Gather, from the listing beneath this task, every line holding the string "LaTeX".

+++ Given records

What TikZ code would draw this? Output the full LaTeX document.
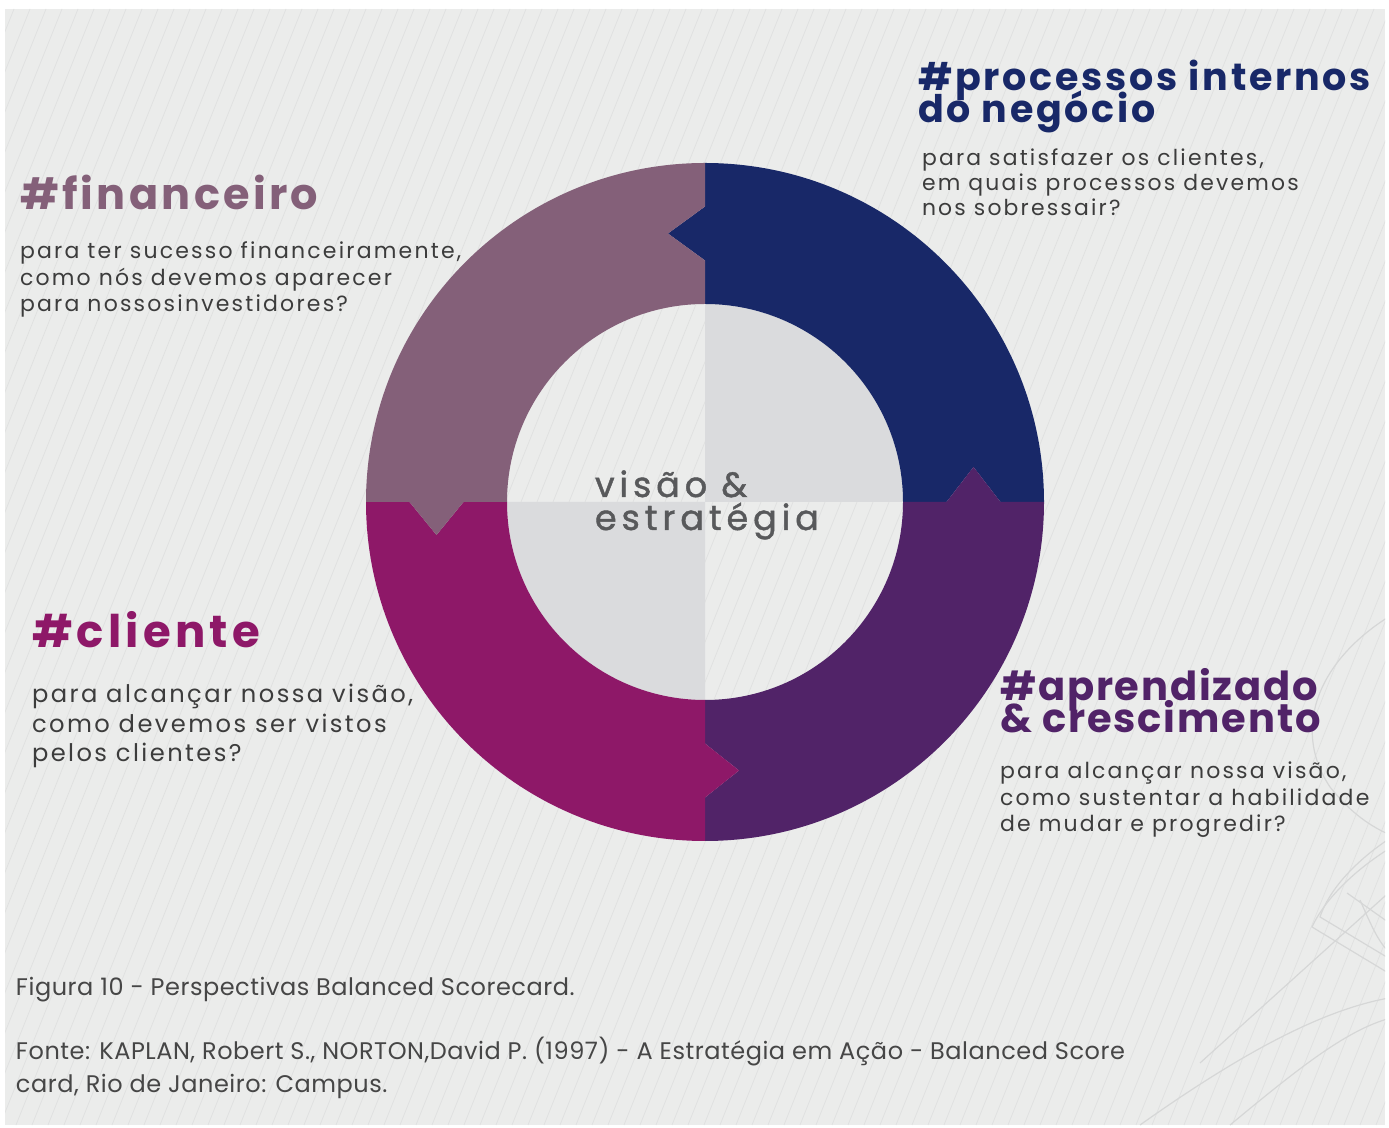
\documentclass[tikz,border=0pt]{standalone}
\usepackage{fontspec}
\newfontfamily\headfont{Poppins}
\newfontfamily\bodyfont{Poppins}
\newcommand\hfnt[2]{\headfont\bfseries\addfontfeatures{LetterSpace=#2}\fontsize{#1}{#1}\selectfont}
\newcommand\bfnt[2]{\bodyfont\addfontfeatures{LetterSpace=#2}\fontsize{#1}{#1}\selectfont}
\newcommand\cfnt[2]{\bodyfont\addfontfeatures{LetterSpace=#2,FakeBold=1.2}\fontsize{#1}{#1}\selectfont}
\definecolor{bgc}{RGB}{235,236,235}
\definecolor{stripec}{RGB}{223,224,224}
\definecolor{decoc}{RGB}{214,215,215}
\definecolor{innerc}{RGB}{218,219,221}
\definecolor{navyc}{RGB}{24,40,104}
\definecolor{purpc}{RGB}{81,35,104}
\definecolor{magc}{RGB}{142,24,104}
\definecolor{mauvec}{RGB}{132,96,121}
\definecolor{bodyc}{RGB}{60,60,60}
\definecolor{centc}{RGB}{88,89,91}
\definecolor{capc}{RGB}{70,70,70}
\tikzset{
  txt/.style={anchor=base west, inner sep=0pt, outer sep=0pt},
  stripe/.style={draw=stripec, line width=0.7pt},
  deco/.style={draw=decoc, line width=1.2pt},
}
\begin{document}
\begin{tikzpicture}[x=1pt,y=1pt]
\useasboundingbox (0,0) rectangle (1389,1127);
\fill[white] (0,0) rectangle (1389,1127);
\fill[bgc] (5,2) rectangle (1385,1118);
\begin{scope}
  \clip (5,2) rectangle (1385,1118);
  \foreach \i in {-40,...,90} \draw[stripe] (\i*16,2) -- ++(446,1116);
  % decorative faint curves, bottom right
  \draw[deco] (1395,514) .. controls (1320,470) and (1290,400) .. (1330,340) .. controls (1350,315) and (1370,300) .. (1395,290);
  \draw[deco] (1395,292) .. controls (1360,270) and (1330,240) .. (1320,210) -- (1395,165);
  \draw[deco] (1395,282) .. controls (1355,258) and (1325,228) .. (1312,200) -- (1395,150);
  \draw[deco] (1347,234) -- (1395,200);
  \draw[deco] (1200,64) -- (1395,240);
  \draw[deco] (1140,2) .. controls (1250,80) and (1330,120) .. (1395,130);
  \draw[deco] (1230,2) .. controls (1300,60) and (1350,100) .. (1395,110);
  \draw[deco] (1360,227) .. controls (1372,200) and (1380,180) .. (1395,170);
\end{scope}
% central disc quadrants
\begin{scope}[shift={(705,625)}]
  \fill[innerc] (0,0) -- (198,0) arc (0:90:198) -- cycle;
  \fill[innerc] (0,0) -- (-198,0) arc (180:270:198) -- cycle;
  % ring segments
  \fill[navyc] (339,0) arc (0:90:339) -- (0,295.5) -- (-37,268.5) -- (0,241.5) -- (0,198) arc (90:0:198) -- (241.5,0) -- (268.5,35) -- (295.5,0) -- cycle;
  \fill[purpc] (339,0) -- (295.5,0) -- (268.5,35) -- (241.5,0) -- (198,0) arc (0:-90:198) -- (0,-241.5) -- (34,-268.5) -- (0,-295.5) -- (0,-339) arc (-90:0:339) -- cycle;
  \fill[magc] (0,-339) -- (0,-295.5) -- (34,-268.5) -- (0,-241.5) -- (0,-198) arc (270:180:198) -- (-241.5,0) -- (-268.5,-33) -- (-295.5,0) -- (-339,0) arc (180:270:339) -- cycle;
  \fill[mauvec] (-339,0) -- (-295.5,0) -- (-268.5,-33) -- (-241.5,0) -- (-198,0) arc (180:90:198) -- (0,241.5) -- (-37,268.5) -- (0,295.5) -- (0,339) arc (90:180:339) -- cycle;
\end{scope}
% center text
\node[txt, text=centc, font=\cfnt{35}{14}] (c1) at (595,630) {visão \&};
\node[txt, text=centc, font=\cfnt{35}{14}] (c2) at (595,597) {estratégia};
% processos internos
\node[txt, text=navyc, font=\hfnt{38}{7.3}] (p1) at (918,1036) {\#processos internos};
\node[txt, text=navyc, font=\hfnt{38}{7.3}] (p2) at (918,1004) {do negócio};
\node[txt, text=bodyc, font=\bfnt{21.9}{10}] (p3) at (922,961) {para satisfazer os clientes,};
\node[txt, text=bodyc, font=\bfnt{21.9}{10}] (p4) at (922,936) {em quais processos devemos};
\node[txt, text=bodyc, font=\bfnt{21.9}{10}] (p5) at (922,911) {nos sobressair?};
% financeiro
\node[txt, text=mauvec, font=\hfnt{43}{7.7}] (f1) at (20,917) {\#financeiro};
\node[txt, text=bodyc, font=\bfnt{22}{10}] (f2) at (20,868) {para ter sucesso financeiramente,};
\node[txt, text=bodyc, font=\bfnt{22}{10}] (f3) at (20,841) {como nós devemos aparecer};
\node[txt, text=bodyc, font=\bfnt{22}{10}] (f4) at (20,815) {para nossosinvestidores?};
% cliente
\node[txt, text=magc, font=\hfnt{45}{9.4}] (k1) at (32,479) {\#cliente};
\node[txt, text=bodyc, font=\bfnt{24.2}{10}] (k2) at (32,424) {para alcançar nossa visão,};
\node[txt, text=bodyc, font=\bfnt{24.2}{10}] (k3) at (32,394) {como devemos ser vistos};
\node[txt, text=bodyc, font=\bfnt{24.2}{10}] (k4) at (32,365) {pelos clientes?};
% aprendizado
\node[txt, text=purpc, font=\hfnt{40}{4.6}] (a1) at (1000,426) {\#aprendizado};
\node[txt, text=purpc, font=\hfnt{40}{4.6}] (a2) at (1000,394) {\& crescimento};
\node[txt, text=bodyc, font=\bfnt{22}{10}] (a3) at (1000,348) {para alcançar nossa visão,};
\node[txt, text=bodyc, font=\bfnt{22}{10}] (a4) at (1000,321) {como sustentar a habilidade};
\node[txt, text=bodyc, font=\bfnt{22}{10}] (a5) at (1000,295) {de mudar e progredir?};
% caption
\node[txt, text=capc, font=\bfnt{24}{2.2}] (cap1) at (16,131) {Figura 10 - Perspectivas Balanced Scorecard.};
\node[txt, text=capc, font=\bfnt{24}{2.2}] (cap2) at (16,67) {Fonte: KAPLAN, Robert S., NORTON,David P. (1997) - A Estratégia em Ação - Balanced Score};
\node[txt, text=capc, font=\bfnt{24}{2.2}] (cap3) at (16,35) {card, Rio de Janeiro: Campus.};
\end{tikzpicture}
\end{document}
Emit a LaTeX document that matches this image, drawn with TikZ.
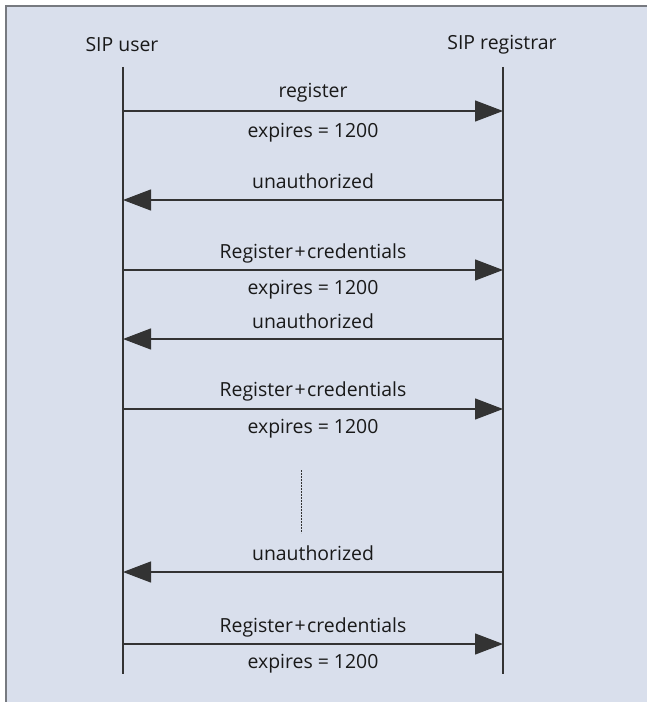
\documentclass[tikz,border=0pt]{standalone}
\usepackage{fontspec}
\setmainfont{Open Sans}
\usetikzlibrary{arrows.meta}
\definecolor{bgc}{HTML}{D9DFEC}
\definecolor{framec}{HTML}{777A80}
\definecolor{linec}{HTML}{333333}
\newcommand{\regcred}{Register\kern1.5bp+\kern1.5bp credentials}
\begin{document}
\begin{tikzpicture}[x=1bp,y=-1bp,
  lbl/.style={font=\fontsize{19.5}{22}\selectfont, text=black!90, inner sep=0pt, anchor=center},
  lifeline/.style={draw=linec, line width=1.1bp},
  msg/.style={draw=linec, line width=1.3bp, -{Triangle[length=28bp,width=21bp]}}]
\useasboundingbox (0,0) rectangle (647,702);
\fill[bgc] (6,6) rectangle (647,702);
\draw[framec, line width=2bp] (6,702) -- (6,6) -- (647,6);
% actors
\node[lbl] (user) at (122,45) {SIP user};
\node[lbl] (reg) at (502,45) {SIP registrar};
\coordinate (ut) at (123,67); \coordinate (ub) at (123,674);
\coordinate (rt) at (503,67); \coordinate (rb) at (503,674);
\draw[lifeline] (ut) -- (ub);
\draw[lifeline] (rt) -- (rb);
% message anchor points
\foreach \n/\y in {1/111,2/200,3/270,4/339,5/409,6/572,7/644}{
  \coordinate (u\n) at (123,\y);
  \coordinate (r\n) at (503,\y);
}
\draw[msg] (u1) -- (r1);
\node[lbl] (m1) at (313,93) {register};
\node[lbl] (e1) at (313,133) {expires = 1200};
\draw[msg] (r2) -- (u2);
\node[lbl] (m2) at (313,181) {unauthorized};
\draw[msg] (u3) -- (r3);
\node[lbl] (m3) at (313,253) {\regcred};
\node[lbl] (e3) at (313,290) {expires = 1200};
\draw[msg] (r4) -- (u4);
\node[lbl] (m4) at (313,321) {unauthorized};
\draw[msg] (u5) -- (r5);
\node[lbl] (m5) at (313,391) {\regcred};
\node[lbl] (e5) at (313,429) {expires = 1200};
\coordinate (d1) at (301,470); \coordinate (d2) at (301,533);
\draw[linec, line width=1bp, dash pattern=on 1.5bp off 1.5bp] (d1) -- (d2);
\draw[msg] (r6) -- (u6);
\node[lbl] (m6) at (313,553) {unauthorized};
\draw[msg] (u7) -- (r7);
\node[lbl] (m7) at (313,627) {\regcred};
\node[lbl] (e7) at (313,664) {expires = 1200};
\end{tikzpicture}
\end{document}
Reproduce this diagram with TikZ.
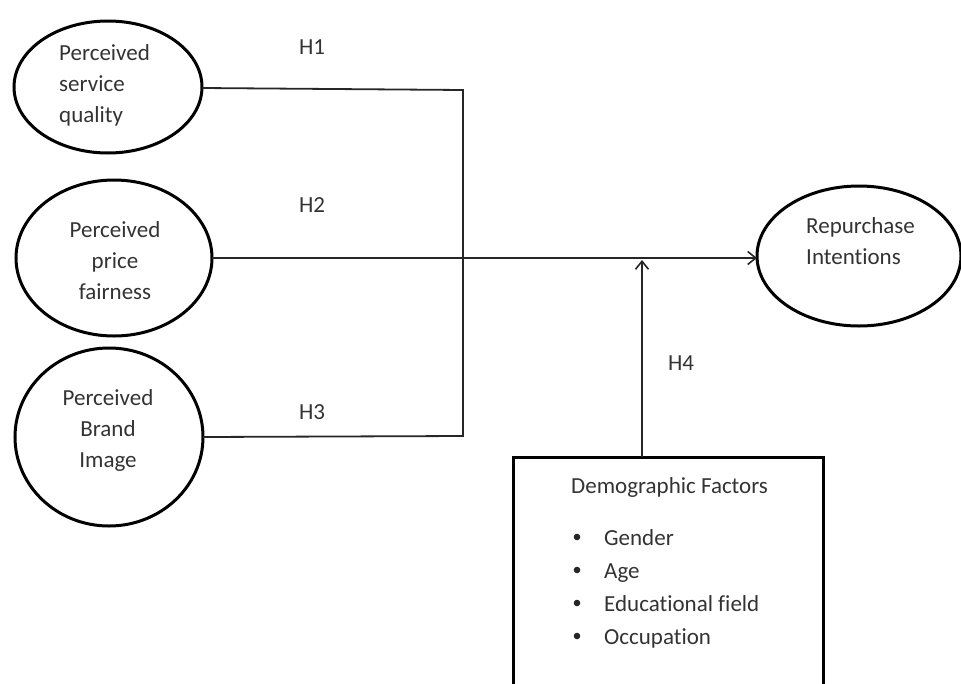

++++++

◆ **Task solution**:
What TikZ code would draw this? Output the full LaTeX document.
Emit a LaTeX document that matches this image, drawn with TikZ.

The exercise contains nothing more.